DATA SHOWN ->
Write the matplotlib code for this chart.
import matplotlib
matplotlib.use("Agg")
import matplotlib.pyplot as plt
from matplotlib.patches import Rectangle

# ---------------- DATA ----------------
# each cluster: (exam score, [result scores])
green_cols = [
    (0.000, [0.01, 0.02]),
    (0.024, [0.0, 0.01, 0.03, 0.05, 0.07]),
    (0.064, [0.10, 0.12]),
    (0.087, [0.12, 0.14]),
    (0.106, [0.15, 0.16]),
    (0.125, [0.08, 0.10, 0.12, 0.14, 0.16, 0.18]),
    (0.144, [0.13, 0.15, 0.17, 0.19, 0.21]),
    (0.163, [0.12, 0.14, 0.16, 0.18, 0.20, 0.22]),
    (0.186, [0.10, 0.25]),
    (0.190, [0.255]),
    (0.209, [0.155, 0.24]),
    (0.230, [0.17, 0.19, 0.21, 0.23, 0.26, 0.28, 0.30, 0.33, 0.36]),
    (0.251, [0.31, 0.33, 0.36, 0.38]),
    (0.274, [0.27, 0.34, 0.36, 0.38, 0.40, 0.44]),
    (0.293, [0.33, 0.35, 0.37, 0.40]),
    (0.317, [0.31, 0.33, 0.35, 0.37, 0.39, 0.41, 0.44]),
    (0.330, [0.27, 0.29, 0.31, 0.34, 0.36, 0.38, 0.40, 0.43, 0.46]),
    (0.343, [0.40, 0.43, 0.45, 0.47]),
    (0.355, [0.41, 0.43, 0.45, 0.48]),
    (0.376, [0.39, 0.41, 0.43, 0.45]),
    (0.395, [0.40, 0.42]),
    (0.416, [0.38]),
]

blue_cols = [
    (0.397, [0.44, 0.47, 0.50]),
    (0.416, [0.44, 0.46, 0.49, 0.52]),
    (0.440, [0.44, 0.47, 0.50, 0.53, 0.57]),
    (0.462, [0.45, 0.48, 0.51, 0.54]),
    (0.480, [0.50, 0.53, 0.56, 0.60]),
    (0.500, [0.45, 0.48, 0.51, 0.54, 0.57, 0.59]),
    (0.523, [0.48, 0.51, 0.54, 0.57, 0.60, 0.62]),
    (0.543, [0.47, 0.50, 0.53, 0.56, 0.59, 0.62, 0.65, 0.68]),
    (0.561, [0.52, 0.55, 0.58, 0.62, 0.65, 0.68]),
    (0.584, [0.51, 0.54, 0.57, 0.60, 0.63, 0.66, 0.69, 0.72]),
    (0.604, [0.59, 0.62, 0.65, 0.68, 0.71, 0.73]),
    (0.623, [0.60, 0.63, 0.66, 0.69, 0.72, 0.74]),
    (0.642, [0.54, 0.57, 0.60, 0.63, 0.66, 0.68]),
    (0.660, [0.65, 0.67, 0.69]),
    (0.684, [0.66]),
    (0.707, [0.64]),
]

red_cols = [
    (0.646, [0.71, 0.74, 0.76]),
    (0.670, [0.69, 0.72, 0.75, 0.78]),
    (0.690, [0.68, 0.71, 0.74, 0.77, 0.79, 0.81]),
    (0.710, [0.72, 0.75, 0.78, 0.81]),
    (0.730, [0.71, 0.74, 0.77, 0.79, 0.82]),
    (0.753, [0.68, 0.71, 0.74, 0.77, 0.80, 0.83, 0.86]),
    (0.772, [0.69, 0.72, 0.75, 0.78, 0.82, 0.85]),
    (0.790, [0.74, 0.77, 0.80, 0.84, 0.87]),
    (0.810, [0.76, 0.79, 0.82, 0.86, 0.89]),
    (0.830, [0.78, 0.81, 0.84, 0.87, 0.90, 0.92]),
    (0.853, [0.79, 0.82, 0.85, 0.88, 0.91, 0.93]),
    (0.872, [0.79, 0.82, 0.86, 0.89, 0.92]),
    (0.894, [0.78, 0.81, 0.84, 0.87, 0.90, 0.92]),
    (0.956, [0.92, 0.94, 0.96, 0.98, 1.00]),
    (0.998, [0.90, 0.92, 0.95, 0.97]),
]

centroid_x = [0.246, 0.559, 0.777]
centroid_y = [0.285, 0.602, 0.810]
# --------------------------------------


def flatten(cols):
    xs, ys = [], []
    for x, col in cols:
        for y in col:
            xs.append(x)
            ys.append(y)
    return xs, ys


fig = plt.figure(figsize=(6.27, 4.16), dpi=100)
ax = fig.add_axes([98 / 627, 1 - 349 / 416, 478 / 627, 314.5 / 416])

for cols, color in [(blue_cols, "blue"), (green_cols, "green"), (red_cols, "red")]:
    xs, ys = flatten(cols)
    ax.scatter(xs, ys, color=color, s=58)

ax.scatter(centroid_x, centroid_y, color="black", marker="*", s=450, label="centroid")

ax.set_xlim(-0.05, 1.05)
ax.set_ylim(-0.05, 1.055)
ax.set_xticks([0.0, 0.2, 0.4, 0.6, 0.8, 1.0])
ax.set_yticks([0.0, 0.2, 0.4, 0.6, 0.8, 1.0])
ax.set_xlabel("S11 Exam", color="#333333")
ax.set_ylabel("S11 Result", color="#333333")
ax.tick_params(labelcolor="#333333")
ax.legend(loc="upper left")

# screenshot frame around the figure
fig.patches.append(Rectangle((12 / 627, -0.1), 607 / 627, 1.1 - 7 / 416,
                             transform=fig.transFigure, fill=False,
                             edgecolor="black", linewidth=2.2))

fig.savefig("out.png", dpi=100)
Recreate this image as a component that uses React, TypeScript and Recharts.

REQUIREMENT ->
Include the first line, the line containing "from matplotlib.patches import Rectangle", and every line between them, copied exactly from the material above; output no other line.

WRITTEN SOLUTION ->
Write the matplotlib code for this chart.
import matplotlib
matplotlib.use("Agg")
import matplotlib.pyplot as plt
from matplotlib.patches import Rectangle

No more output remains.